Léna Bréban et Alexandre Zambeaux ont inventé une formidable action scénique qui entraîne les spectateurs, tenus en haleine tout au long de la représentation, d’une scène épatante à l’autre en renouvelant rondement des tonalités aussi diverses que variées en fonction des endroits traversés. Dès lors que le rideau se lève sur la ferme de Mère Barberin en manque de moyens, l’action se met en marche pour avancer à un rythme effréné tout en mêlant des passages épiques à des moments dramatiques, souvent hauts en couleurs, mais aussi à quelques chansons relevées par des chorégraphies expressives. Elle ne s’enlise jamais dans un excès d’émotion ou dans un excès de gaieté ou même de drôlerie bouffonne. Si Rémi, mis à la porte et engagé par Vitalis, se trouve soudain en proie à la peur, douloureusement éprouvé par la brutale froideur du beau-père et le déchirement de Mère Barberin, la sympathie du comédien lui redonne de l’espoir et le rend même joyeux, dès lors que celui-ci lui achète de vraies chaussures et qu’il lui fait répéter une chanson. Ces répétions pétillantes le montrent pris au jeu malgré des maladresses riantes pour conduire à une représentation déjantée censée remporter un grand succès. Mais ce succès de la troupe obtenu à un endroit rebondit rapidement à un autre sur un contretemps qui expose les personnages à la misère, ce qui donne lieu à une marche épuisante sous la neige et par-là à un magnifique tableau scénique. Rémi, en route, seul ou accompagné, est ainsi ballotté d’une situation rocambolesque à l’autre.

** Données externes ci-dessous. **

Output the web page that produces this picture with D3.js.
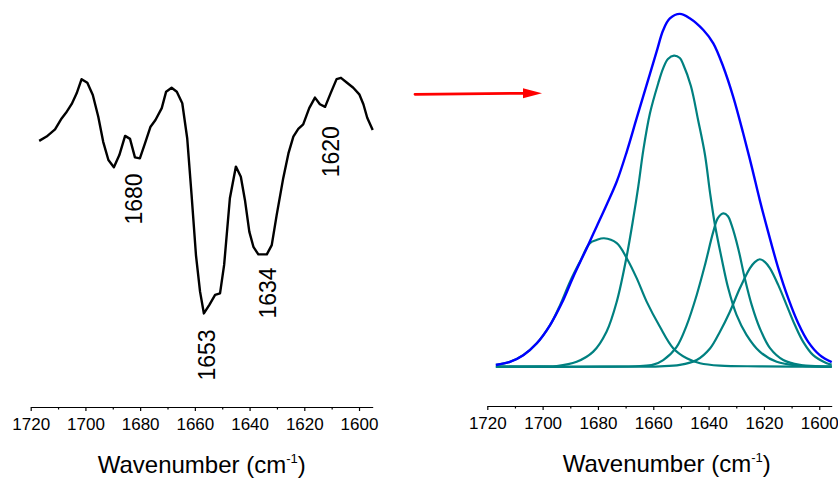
<!DOCTYPE html>
<html>
<head>
<meta charset="utf-8">
<title>amide I fit</title>
<script src="https://cdn.jsdelivr.net/npm/d3@7"></script>
<style>
  body { margin: 0; background: #fff; }
  svg text { font-family: "Liberation Sans", Arial, sans-serif; fill: #000; }
  .axis path, .axis line { stroke: #000; stroke-width: 1.2px; }
  .axis text { font-size: 17px; }
  .title { font-size: 24px; }
  .band { font-size: 23px; }
</style>
</head>
<body>
<div id="chart"></div>
<script>
// ---- data ----
// second derivative spectrum (arb. units), wavenumber in cm-1
var secondDeriv = [
  [1716.9,75.5],[1714.2,76.8],[1711.1,79.0],[1708.7,82.3],[1707.1,84.0],[1705.0,86.7],
  [1703.2,89.9],[1701.4,94.2],[1699.3,93.1],[1697.3,89.4],[1695.3,82.8],[1693.5,75.2],
  [1691.6,69.7],[1689.6,67.5],[1687.6,71.2],[1685.5,77.0],[1683.7,76.1],[1681.9,70.5],
  [1680.1,70.2],[1678.2,74.8],[1676.2,79.8],[1674.4,81.8],[1672.1,85.4],[1670.5,90.4],
  [1668.5,91.6],[1666.6,90.4],[1664.6,86.9],[1662.8,76.3],[1661.2,59.1],[1659.6,40.9],
  [1658.1,29.8],[1656.7,23.2],[1654.7,25.8],[1652.6,28.8],[1650.8,29.3],[1649.3,37.9],
  [1647.2,58.1],[1645.0,67.7],[1643.2,64.6],[1641.7,57.6],[1640.1,48.0],[1638.6,43.4],
  [1636.8,41.1],[1633.7,41.1],[1631.9,43.9],[1630.1,53.0],[1627.7,64.2],[1625.8,71.7],
  [1624.0,76.8],[1622.2,79.1],[1620.4,80.5],[1618.2,85.4],[1616.1,88.6],[1614.3,86.6],
  [1612.4,85.8],[1610.4,89.9],[1608.2,94.2],[1606.6,94.6],[1604.5,93.2],[1602.1,91.6],
  [1599.9,89.6],[1598.4,86.6],[1597.0,82.5],[1595.0,78.8]
];

// band labels on the derivative spectrum
var bandText = ["1680", "1653", "1634", "1620"];
var bandAt = [[1682.2,57.9],[1655.4,10.6],[1633.1,29.4],[1610.2,72.2]];

// fitted envelope (absorbance, arb. units)
var envelope = [
  [1716.9,0.5],[1711.8,1.4],[1707.0,3.3],[1702.1,6.7],[1697.3,11.9],[1693.1,18.1],
  [1688.9,25.7],[1684.1,33.8],[1680.5,40.0],[1676.9,46.2],[1673.2,52.9],[1669.6,61.4],
  [1666.0,71.0],[1662.4,80.5],[1658.8,90.0],[1656.4,96.2],[1654.0,99.5],[1650.4,100.8],
  [1646.7,99.5],[1641.9,96.2],[1638.3,92.4],[1634.7,85.7],[1631.1,77.1],[1627.5,66.7],
  [1624.4,57.1],[1621.5,47.6],[1618.5,38.6],[1614.8,28.1],[1611.2,19.5],[1607.6,12.4],
  [1604.0,7.1],[1599.8,3.3],[1595.5,1.3]
];

// component bands
var band1678 = [
  [1716.9,0.5],[1711.8,1.4],[1707.0,3.3],[1702.1,6.7],[1697.3,11.9],[1693.7,17.6],
  [1690.1,24.3],[1686.5,30.0],[1682.9,35.3],[1680.5,36.2],[1677.8,36.7],[1673.2,35.3],
  [1669.6,31.0],[1666.0,25.3],[1662.4,18.6],[1657.6,11.4],[1652.8,5.3],[1647.9,2.4],
  [1643.1,1.0],[1635.9,0.3],[1621.5,0.1],[1595.5,0]
];
var band1652 = [
  [1716.9,0],[1701.0,0.1],[1694.9,0.2],[1687.7,1.4],[1681.7,4.3],[1676.9,10.0],
  [1673.2,18.6],[1669.6,31.6],[1667.2,42.5],[1665.4,51.6],[1663.6,61.9],[1661.2,72.4],
  [1658.2,81.0],[1656.4,85.3],[1654.7,87.9],[1652.5,88.9],[1650.4,88.2],[1649.2,86.4],
  [1646.4,80.2],[1643.8,70.5],[1641.3,60.5],[1639.5,49.8],[1637.7,40.5],[1635.3,31.0],
  [1632.9,22.4],[1629.9,14.8],[1626.3,9.1],[1621.5,4.3],[1615.4,1.4],[1607.0,0.3],
  [1595.5,0]
];
var band1634 = [
  [1716.9,0],[1679.3,0],[1664.8,0.2],[1660.0,0.6],[1656.4,1.9],[1651.6,5.6],
  [1647.9,11.9],[1644.3,20.5],[1641.3,29.1],[1638.3,38.6],[1636.6,42.5],[1634.7,43.8],
  [1633.0,43.0],[1631.7,40.5],[1629.3,33.8],[1626.9,25.2],[1624.4,17.6],[1621.5,11.0],
  [1617.8,5.3],[1613.0,1.9],[1607.0,0.5],[1599.8,0.1],[1595.5,0]
];
var band1620 = [
  [1716.9,0],[1672.0,0],[1657.6,0.1],[1650.4,0.5],[1644.3,1.9],[1639.5,5.2],
  [1635.9,10.0],[1632.3,15.7],[1628.7,22.4],[1625.1,28.1],[1623.3,29.9],[1621.5,30.7],
  [1619.6,29.9],[1617.8,28.1],[1614.8,23.3],[1611.8,17.6],[1608.8,11.9],[1605.8,7.1],
  [1602.2,3.3],[1597.3,1.0],[1595.5,0.6]
];
var components = [band1678, band1652, band1634, band1620];

var majorTicks = [1720, 1700, 1680, 1660, 1640, 1620, 1600];
var minorTicks = [1710, 1690, 1670, 1650, 1630, 1610];

// ---- layout ----
var width = 838, height = 478;

var svg = d3.select("#chart").append("svg")
    .attr("width", width)
    .attr("height", height);

var xL = d3.scaleLinear().domain([1720, 1595]).range([30.7, 372.7]);
var yL = d3.scaleLinear().domain([0, 100]).range([390, 60]);
var xR = d3.scaleLinear().domain([1720, 1595.5]).range([487.3, 831.7]);
var yR = d3.scaleLinear().domain([0, 100]).range([366.7, 16.7]);

function drawAxis(x, y0, titleX) {
    var g = svg.append("g").attr("class", "axis")
        .attr("transform", "translate(0," + y0 + ")");
    g.call(d3.axisBottom(x).tickValues(majorTicks).tickSize(4).tickSizeOuter(0)
        .tickPadding(7).tickFormat(d3.format("d")));
    var m = svg.append("g").attr("class", "axis")
        .attr("transform", "translate(0," + y0 + ")");
    m.call(d3.axisBottom(x).tickValues(minorTicks).tickSize(2.5).tickSizeOuter(0)
        .tickFormat(""));
    m.select(".domain").remove();
    g.selectAll(".tick text").attr("font-family", null).attr("font-size", null);

    var t = svg.append("text").attr("class", "title")
        .attr("x", titleX).attr("y", y0 + 66)
        .attr("text-anchor", "middle");
    t.append("tspan").text("Wavenumber (cm");
    t.append("tspan").attr("dy", -10).attr("font-size", "13px").text("-1");
    t.append("tspan").attr("dy", 10).text(")");
}

// left panel: second derivative
drawAxis(xL, 407, 201.7);

svg.append("path")
    .datum(secondDeriv)
    .attr("fill", "none")
    .attr("stroke", "#000")
    .attr("stroke-width", 2.4)
    .attr("stroke-linejoin", "round")
    .attr("d", d3.line().x(function(d){return xL(d[0]);}).y(function(d){return yL(d[1]);}));

svg.selectAll(".band")
    .data(bandText)
    .enter()
    .append("text")
    .attr("class", "band")
    .attr("text-anchor", "middle")
    .attr("dominant-baseline", "central")
    .attr("transform", function(d, i){
        return "translate(" + xL(bandAt[i][0]) + "," + yL(bandAt[i][1]) + ") rotate(-90)";
    })
    .text(function(d){return d;});

// arrow between the panels
svg.append("line")
    .attr("x1", 415).attr("y1", 94.3).attr("x2", 526).attr("y2", 93.3)
    .attr("stroke", "#ff0000").attr("stroke-width", 2.8).attr("stroke-linecap", "round");
svg.append("path")
    .attr("d", "M523,88.3 L542,93.2 L523,98.3 Z")
    .attr("fill", "#ff0000");

// right panel: curve fit
drawAxis(xR, 406, 666.7);

var fitLine = d3.line()
    .x(function(d){return xR(d[0]);})
    .y(function(d){return yR(d[1]);})
    .curve(d3.curveCatmullRom.alpha(0.5));

svg.selectAll(".comp")
    .data(components)
    .enter()
    .append("path")
    .attr("class", "comp")
    .attr("fill", "none")
    .attr("stroke", "#008080")
    .attr("stroke-width", 2.2)
    .attr("d", function(d){return fitLine(d.slice().reverse());});

svg.append("path")
    .datum(envelope.slice().reverse())
    .attr("fill", "none")
    .attr("stroke", "#0000ff")
    .attr("stroke-width", 2.4)
    .attr("d", fitLine);
</script>
</body>
</html>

C’est Véronique Vella qui crée ce personnage d’enfant : son Rémi ne perd rien de l’agilité qu’on lui suppose en lisant le roman d’Hector Malot ; la comédienne lui donne une allure alerte grâce à son sens de la repartie et ses gestes vifs, de sorte que son Rémi traverse les situations les plus éprouvantes avec une légèreté éveillée qui atténue leur caractère pathétique et fait évoluer l’action sans verser dans le sentimentalisme. Thierry Hancisse, dans le rôle de Vitalis, séduit Rémi autant que les spectateurs par une assurance aisée : sa prestance enjouée, ses nombreux sourires et clins d’œil, sa persévérance sensible dans ses intonations graves, agissent comme un remède efficace contre les souffrances de Rémi et servent de passerelle entre son monde enfantin et celui des adultes qui leur met à tous des bâtons dans les roues. Jean Chevalier, qui crée deux autres personnages capitaux, celui de Mattia en particulier, suscite le rire des spectateurs à travers ses arlequinades convaincantes : les postures comiques qu’il adopte avec aisance introduisent dans l’aventure de Rémi des scènes burlesques. Saluons enfin l’excellent travail d’autres comédiens parus dans plusieurs rôles épisodiques en donnant vie à des personnages aussi drôles qu’attachants pour accompagner Rémi dans son cheminement vers les retrouvailles avec sa famille.
Sans famille s’impose ainsi comme une belle aventure théâtrale qui enchante aussi bien les enfants que les spectateurs adultes : Léna Bréban et Alexandre Zambeaux ont réussi à porter sur scène l’histoire de Rémi dans une mise en scène pétillant à la fois d’émotions et de rires. C’est un spectacle entraînant qui séduit par la saveur romanesque de ses scènes les plus délirantes.